Он шел так, что, видя его, нельзя было не подняться вслед за ним. Шел так, будто ничего другого и невозможно было делать, как только идти вперед, вот так же просто и спокойно. И должно быть, то же самое чувство, что и я, испытали все лежавшие рядом со мной бойцы.

Мы поднялись и пошли за комиссаром, невольно стараясь подражать ему: идти так же спокойно, быстро и в то же время неторопливо, как он".

Вскоре к минометному огню прибавился еще и пулеметный. Некоторые бойцы снова залегли. Теперь уже не только Николаев, но и Симонов подымал их, увлекая за собой, подбадривая. Спустя полчаса гитлеровцы были выбиты со стрелки и рота заняла окопы...

Вычитывая очерк Симонова "Смерть за смерть", я обнаружил, что автор опустил в нем многие из подробностей, рассказанных мне устно. Не было там, в частности, тех нескольких абзацев, которые цитируются выше.

- Обязательно допиши, - настаивал я. - Особенно о Николаеве. Конечно, не дело корпусного комиссара, члена Военного совета армии водить роту в атаку. Но что было, то было. Николаев боевой человек. Отличился на Хасане, на финской войне. Сейчас тоже герой из героев! Настоящий комиссар... И про себя напиши, как ходил в атаку, что переживал. Все, как было, все напиши...

Симонов посмотрел на меня с удивлением:

- А я здесь при чем?

- Очень даже при чем...

До войны в нашей газете, да и в других тоже, как-то не принято было, чтобы корреспондент ссылался на свою причастность к тому, о чем пишет: мол, и я при этом был, видел то-то, делал так-то. Это называлось у нас "яканьем", считалось дурным тоном, бахвальством. В войну - иное. Кто мог бы упрекнуть корреспондента, если он писал о своем присутствии на месте событий, о своих чувствах и переживаниях? Какое уж тут бахвальство, когда опасность и риск шагают рядом! Наоборот, считал я, это важно и нужно. Пусть читатель убедится, что корреспондент пишет свои статьи и очерки не по штабным донесениям, не по чужим рассказам, а что он был рядом с бойцами, вместе с ними переживал трудности и опасности боя и описывает то, что видел своими глазами.

Все это я изложил Симонову, добавив полушутя-полусерьезно:

- А потом пусть народ знает, какие у нас боевые спецкоры, ценит их и газету!..

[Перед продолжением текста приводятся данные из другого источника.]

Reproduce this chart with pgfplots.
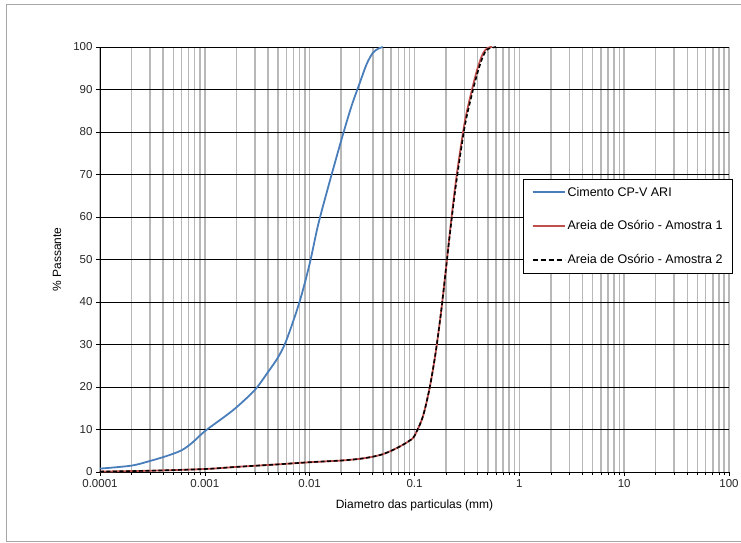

Словом, Симонов дописал много интересного о Николаеве и кое-что о себе. Только Арабатская стрелка по понятным причинам не была названа, а было сказано, что действие происходит "на одном полуострове". И о должности Николаева умолчали - в очерке он просто "комиссар Николаев".

А уже после войны, отвечая на вопросы, возникшие у меня в связи с работой над книгой воспоминаний, и касаясь эпизода на Арабатской стрелке, Симонов написал мне:

"Пришлось в эту поездку быть в таком переплете, когда многое испытываешь на своей шкуре: и прицельный огонь по тебе, и ощущение человека, идущего в атаку, и ощущение человека, которого поднимают, когда он залег, и ощущение человека, который уже сам после этого поднимает других. Все это мне потом помогло и беседовать с людьми, и давать более достоверно в очерках какие-то черточки психологии солдат и офицеров, оказавшихся в сложных боевых обстоятельствах. Крайне важная сторона работы спецкора - знать хотя бы в какой-то мере по собственному опыту то, о чем ты расспрашиваешь других. Требование редакции "Красной звезды" - видеть как можно больше своими глазами - было требованием верным и с точки зрения журналистской нравственности, и самого качества материала. Мне это редакционное правило нравилось, и я стремился ему следовать".

Кроме очерка "Смерть за смерть" на материале из 51-й армии Симонов сделал тогда для газеты еще две вещи - "Разоблаченная шпионка" и "Девушка с соляного промысла". Фотография этой боевой девушки, опубликованная вместе с очерком, принадлежит опять-таки Симонову.

Перейти на страницу:

Похожие книги

100 мифов о Берии. От славы к проклятиям, 1941-1953 гг.
100 мифов о Берии. От славы к проклятиям, 1941-1953 гг.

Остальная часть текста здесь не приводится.